In the daytime, while most eleven year old children are at school, Jorge is walking around the tourist attractions of Paris, ignoring the rumbles of his empty stomach, as he looks for easy targets to steal cash from. Often he has to wait until the end of the day before he can eat. Once he has handed his takings over to his ‘controller’, Bill, he is given a few Euros for food. There is little left over for other essentials.

At night Jorge returns to a camp on the outskirts of Paris. His home is a small shed made mostly of cardboard which he shares with twelve year old Abel. Jorge barely remembers his parents and his home in Romania. He went with Bill to Paris with the hope of making a better life for himself and sending money home to help his parents. Now he is trapped in a life of poverty and theft.

Jorge doesn’t feel right about stealing, but is aware of the limitations of his situation. He decides that if he learns to cook, he can find work and escape from the camp with his friend Ada, before she is sold in ‘marriage’ to an old man. But his time is running out. Ada is almost old enough to be ‘married’ and there are rumours that the government is planning to bulldoze the camp.
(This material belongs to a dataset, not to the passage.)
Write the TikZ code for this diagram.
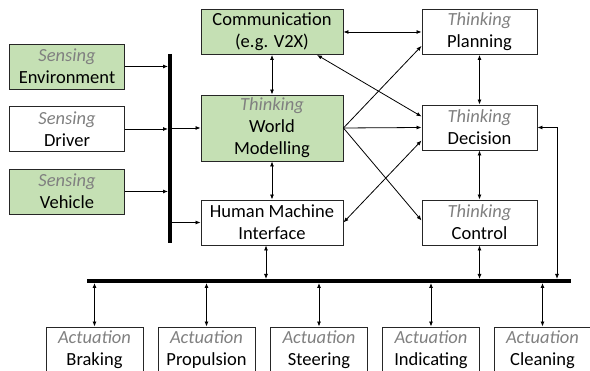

He needs to figure out how to implement his plan quickly to save himself and his friends.

Jorge is a memorable character who it is easy to empathise with. Despite his history he is kind and brave. He has an unexpected depth of insight into the people around him and understands the impact of his actions upon others.  He is quick to learn yet also, due to his life experience, displays a naivety about social norms. There are a number of scenes where he compares his experience of normal with others around him, usually in conversation. This comparison gently emphasises the poverty he lives in and reveals the magnitude of his situation.

A Cardboard Palace is a beautiful, captivating story. It is cleverly written to empathise with two groups of victims, those who are stolen from and the children who have been forced to steal, whilst highlighting the issue of child trafficking. When I was given the opportunity to read and review this book for the Big Book Club, I already had a copy of it sitting on my desk. My ten year old had selected a copy when we were shopping for a book. She devoured it in a single day then handed it to me saying, “You have to read this book. It is so good”. I agree with her.